GOAL: Set down, exactly as written, the lines from the top of the data to the line that holds "0.3927, 0.7854, 1.1781, 1.5708, 1.9635, 2.3562, 2.7489, 3.1416];", and omit the pictures.

SOURCE EXCERPT:
○ ○ ○

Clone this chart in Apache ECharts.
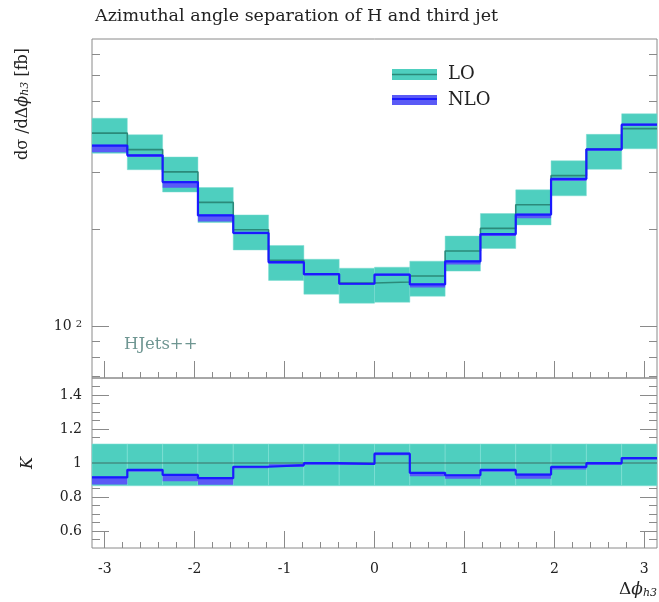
<!DOCTYPE html>
<html>
<head>
<meta charset="utf-8">
<script src="https://cdn.jsdelivr.net/npm/echarts@6/dist/echarts.min.js"></script>
<style>
  html, body { margin: 0; padding: 0; background: #fff; }
  #chart { width: 659px; height: 602px; }
</style>
</head>
<body>
<div id="chart"></div>
<script>
// Δφ(H, j3) binning: 16 bins of width π/8
const binEdges = [-3.1416, -2.7489, -2.3562, -1.9635, -1.5708, -1.1781, -0.7854, -0.3927, 0,
                  0.3927, 0.7854, 1.1781, 1.5708, 1.9635, 2.3562, 2.7489, 3.1416];

// dσ/dΔφ [fb], LO with scale-variation band
const loCentral = [397, 353, 301, 242, 199, 160, 145, 136, 137, 143, 171, 201, 238, 293, 354, 410];
const loUpper   = [441.5, 392.5, 334.7, 269.1, 221.3, 177.9, 161.2, 151.2, 152.3, 159.0, 190.2, 223.5, 264.7, 325.8, 393.6, 455.9];
const loLower   = [343.8, 305.7, 260.7, 209.6, 172.3, 138.6, 125.6, 117.8, 118.6, 123.8, 148.1, 174.1, 206.1, 253.7, 306.6, 355.1];

// dσ/dΔφ [fb], NLO with scale-variation band
const nloCentral = [363.3, 338.9, 279.9, 220.5, 194.6, 157.9, 144.9, 135.3, 144.5, 134.7, 158.7, 192.8, 221.8, 286.3, 353.6, 421.9];
const nloUpper   = [365.5, 341.0, 281.6, 221.8, 195.8, 158.9, 145.8, 136.1, 145.4, 135.5, 159.7, 194.0, 223.1, 288.0, 355.7, 424.4];
const nloLower   = [346.6, 334.6, 268.8, 211.0, 192.8, 156.2, 143.6, 134.4, 143.3, 131.8, 155.3, 190.5, 216.1, 281.9, 349.8, 418.2];

// K-factor panel (ratio to LO central)
const kLoCentral = [1, 1, 1, 1, 1, 1, 1, 1, 1, 1, 1, 1, 1, 1, 1, 1];
const kLoUpper   = [1.112, 1.112, 1.112, 1.112, 1.112, 1.112, 1.112, 1.112, 1.112, 1.112, 1.112, 1.112, 1.112, 1.112, 1.112, 1.112];
const kLoLower   = [0.866, 0.866, 0.866, 0.866, 0.866, 0.866, 0.866, 0.866, 0.866, 0.866, 0.866, 0.866, 0.866, 0.866, 0.866, 0.866];
const kNlo       = [0.915, 0.960, 0.930, 0.911, 0.978, 0.987, 0.999, 0.995, 1.055, 0.942, 0.928, 0.959, 0.932, 0.977, 0.999, 1.029];
const kNloUpper  = [0.920, 0.965, 0.935, 0.916, 0.983, 0.992, 1.004, 1.000, 1.060, 0.947, 0.933, 0.964, 0.937, 0.982, 1.004, 1.034];
const kNloLower  = [0.873, 0.948, 0.893, 0.872, 0.969, 0.976, 0.990, 0.988, 1.046, 0.922, 0.908, 0.948, 0.908, 0.962, 0.988, 1.020];

// Tick positions
const xMajorTicks = [-3, -2, -1, 0, 1, 2, 3];
const xMinorTicks = [];
for (let i = 0; i <= 30; i++) xMinorTicks.push(Math.round((-3 + 0.2 * i) * 10) / 10);
const yLogMajorTicks = [100];
const yLogMinorTicks = [70, 80, 90, 200, 300, 400, 500, 600, 700];
const kMajorTicks = [0.6, 0.8, 1, 1.2, 1.4];
const kMinorTicks = [];
for (let i = 1; i < 20; i++) kMinorTicks.push(Math.round((0.5 + 0.05 * i) * 100) / 100);

const FONT = 'DejaVu Serif';
const TEXT = '#222';
const FRAME = '#8a8a8a';
const LO_FILL = '#4ecfbf';
const LO_LINE = '#2b8a7a';
const NLO_FILL = '#5a5af6';
const NLO_LINE = '#1a1aff';

function bandData(lower, upper) {
  return binEdges.slice(0, -1).map((e, i) => [e, binEdges[i + 1], lower[i], upper[i]]);
}
function stepData(vals) {
  return binEdges.map((e, i) => [e, vals[Math.min(i, vals.length - 1)]]);
}
function bandSeries(name, xi, yi, data, fill, stroke) {
  return {
    name, type: 'custom', xAxisIndex: xi, yAxisIndex: yi,
    encode: { x: [0, 1], y: [2, 3] },
    data,
    renderItem: function (params, api) {
      const p0 = api.coord([api.value(0), api.value(3)]);
      const p1 = api.coord([api.value(1), api.value(2)]);
      return {
        type: 'rect',
        shape: { x: p0[0], y: p0[1], width: p1[0] - p0[0], height: p1[1] - p0[1] },
        style: { fill: fill, stroke: stroke, lineWidth: stroke ? 0.8 : 0 }
      };
    }
  };
}
function stepSeries(name, xi, yi, vals, color, width) {
  return {
    name, type: 'line', xAxisIndex: xi, yAxisIndex: yi, step: 'end',
    showSymbol: false, symbol: 'none', data: stepData(vals),
    lineStyle: { color: color, width: width }, itemStyle: { color: color }
  };
}

function xAxisDef(grid, ticks, len, labels) {
  return {
    type: 'value', gridIndex: grid, position: 'bottom', min: -Math.PI, max: Math.PI,
    axisLine: { show: false, onZero: false },
    splitLine: { show: false },
    axisTick: { show: true, inside: true, length: len, customValues: ticks, lineStyle: { color: FRAME } },
    axisLabel: labels ? { show: true, customValues: xMajorTicks, margin: 14, fontFamily: FONT, fontSize: 14, color: TEXT }
                      : { show: false }
  };
}
function yAxisDef(grid, type, min, max, pos, ticks, len, label) {
  return {
    type: type, gridIndex: grid, position: pos, min: min, max: max,
    axisLine: { show: false, onZero: false },
    splitLine: { show: false },
    axisTick: { show: true, inside: true, length: len, customValues: ticks, lineStyle: { color: FRAME } },
    axisLabel: label || { show: false }
  };
}

const chart = echarts.init(document.getElementById('chart'), null, { renderer: 'canvas' });

const option = {
  animation: false,
  backgroundColor: '#fff',
  grid: [
    { left: 92, top: 39, width: 565, height: 339, show: true, borderColor: FRAME, borderWidth: 1, outerBoundsMode: 'none' },
    { left: 92, top: 378, width: 565, height: 170, show: true, borderColor: FRAME, borderWidth: 1, outerBoundsMode: 'none' }
  ],
  xAxis: [
    xAxisDef(0, xMajorTicks, 17, false),
    xAxisDef(0, xMinorTicks, 6, false),
    xAxisDef(1, xMajorTicks, 17, true),
    xAxisDef(1, xMinorTicks, 6, false)
  ],
  yAxis: [
    yAxisDef(0, 'log', 69, 778, 'left', yLogMajorTicks, 17, {
      show: true, customValues: yLogMajorTicks, margin: 10,
      formatter: () => '{b|10}{s|2}',
      rich: {
        b: { fontFamily: FONT, fontSize: 14, color: TEXT },
        s: { fontFamily: FONT, fontSize: 10, color: TEXT, verticalAlign: 'top', padding: [0, 0, 0, 4] }
      }
    }),
    yAxisDef(0, 'log', 69, 778, 'left', yLogMinorTicks, 8),
    yAxisDef(0, 'log', 69, 778, 'right', yLogMajorTicks, 17),
    yAxisDef(0, 'log', 69, 778, 'right', yLogMinorTicks, 8),
    yAxisDef(1, 'value', 0.5, 1.5, 'left', kMajorTicks, 17, {
      show: true, customValues: kMajorTicks, margin: 10,
      fontFamily: FONT, fontSize: 14, color: TEXT, formatter: v => String(v)
    }),
    yAxisDef(1, 'value', 0.5, 1.5, 'left', kMinorTicks, 8),
    yAxisDef(1, 'value', 0.5, 1.5, 'right', kMajorTicks, 17),
    yAxisDef(1, 'value', 0.5, 1.5, 'right', kMinorTicks, 8)
  ],
  series: [
    bandSeries('LO band', 0, 0, bandData(loLower, loUpper), LO_FILL, 'rgba(120,220,208,0.6)'),
    stepSeries('LO', 0, 0, loCentral, LO_LINE, 1.6),
    bandSeries('NLO band', 0, 0, bandData(nloLower, nloUpper), NLO_FILL, null),
    stepSeries('NLO', 0, 0, nloCentral, NLO_LINE, 2.2),

    bandSeries('LO ratio band', 2, 4, bandData(kLoLower, kLoUpper), LO_FILL, 'rgba(130,225,214,0.7)'),
    stepSeries('LO ratio', 2, 4, kLoCentral, '#3d6f67', 1.2),
    bandSeries('NLO ratio band', 2, 4, bandData(kNloLower, kNloUpper), NLO_FILL, null),
    stepSeries('NLO ratio', 2, 4, kNlo, NLO_LINE, 2.2)
  ],
  graphic: [
    {
      type: 'text', x: 95, y: 16.5,
      style: { text: 'Azimuthal angle separation of H and third jet', font: '17.5px "DejaVu Serif"',
               fill: TEXT, textAlign: 'left', textVerticalAlign: 'middle' }
    },
    {
      type: 'text', x: 23, y: 104, rotation: Math.PI / 2,
      style: {
        text: '{m|dσ /dΔ}{i|ϕ}{s|h3}{m| [fb]}',
        textAlign: 'center', textVerticalAlign: 'middle',
        rich: {
          m: { fontFamily: FONT, fontSize: 16, fill: TEXT, color: TEXT },
          i: { fontFamily: FONT, fontSize: 16, fontStyle: 'italic', fill: TEXT, color: TEXT },
          s: { fontFamily: FONT, fontSize: 11, fontStyle: 'italic', fill: TEXT, color: TEXT, verticalAlign: 'bottom' }
        }
      }
    },
    {
      type: 'text', x: 28, y: 463, rotation: Math.PI / 2,
      style: { text: 'K', font: 'italic 16px "DejaVu Serif"', fill: TEXT, textAlign: 'center', textVerticalAlign: 'middle' }
    },
    {
      type: 'text', x: 657, y: 590,
      style: {
        text: '{m|Δ}{i|ϕ}{s|h3}',
        textAlign: 'right', textVerticalAlign: 'middle',
        rich: {
          m: { fontFamily: FONT, fontSize: 17, fill: TEXT, color: TEXT },
          i: { fontFamily: FONT, fontSize: 17, fontStyle: 'italic', fill: TEXT, color: TEXT },
          s: { fontFamily: FONT, fontSize: 11, fontStyle: 'italic', fill: TEXT, color: TEXT, verticalAlign: 'bottom' }
        }
      }
    },
    {
      type: 'text', x: 124, y: 345,
      style: { text: 'HJets++', font: '16.5px "DejaVu Serif"', fill: '#6f9692', textAlign: 'left', textVerticalAlign: 'middle' }
    },
    // legend
    { type: 'rect', shape: { x: 392, y: 69, width: 45, height: 11 }, style: { fill: LO_FILL } },
    { type: 'line', shape: { x1: 392, y1: 74.5, x2: 437, y2: 74.5 }, style: { stroke: LO_LINE, lineWidth: 1.6 } },
    { type: 'text', x: 448, y: 74.5,
      style: { text: 'LO', font: '18px "DejaVu Serif"', fill: TEXT, textAlign: 'left', textVerticalAlign: 'middle' } },
    { type: 'rect', shape: { x: 392, y: 95, width: 45, height: 10 }, style: { fill: NLO_FILL } },
    { type: 'line', shape: { x1: 392, y1: 99, x2: 437, y2: 99 }, style: { stroke: NLO_LINE, lineWidth: 2.2 } },
    { type: 'text', x: 448, y: 100,
      style: { text: 'NLO', font: '18px "DejaVu Serif"', fill: TEXT, textAlign: 'left', textVerticalAlign: 'middle' } }
  ]
};

chart.setOption(option);
</script>
</body>
</html>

○ ○ ○

SOLUTION TO THIS EXERCISE:
Clone this chart in Apache ECharts.
<!DOCTYPE html>
<html>
<head>
<meta charset="utf-8">
<script src="https://cdn.jsdelivr.net/npm/echarts@6/dist/echarts.min.js"></script>
<style>
  html, body { margin: 0; padding: 0; background: #fff; }
  #chart { width: 659px; height: 602px; }
</style>
</head>
<body>
<div id="chart"></div>
<script>
// Δφ(H, j3) binning: 16 bins of width π/8
const binEdges = [-3.1416, -2.7489, -2.3562, -1.9635, -1.5708, -1.1781, -0.7854, -0.3927, 0,
                  0.3927, 0.7854, 1.1781, 1.5708, 1.9635, 2.3562, 2.7489, 3.1416];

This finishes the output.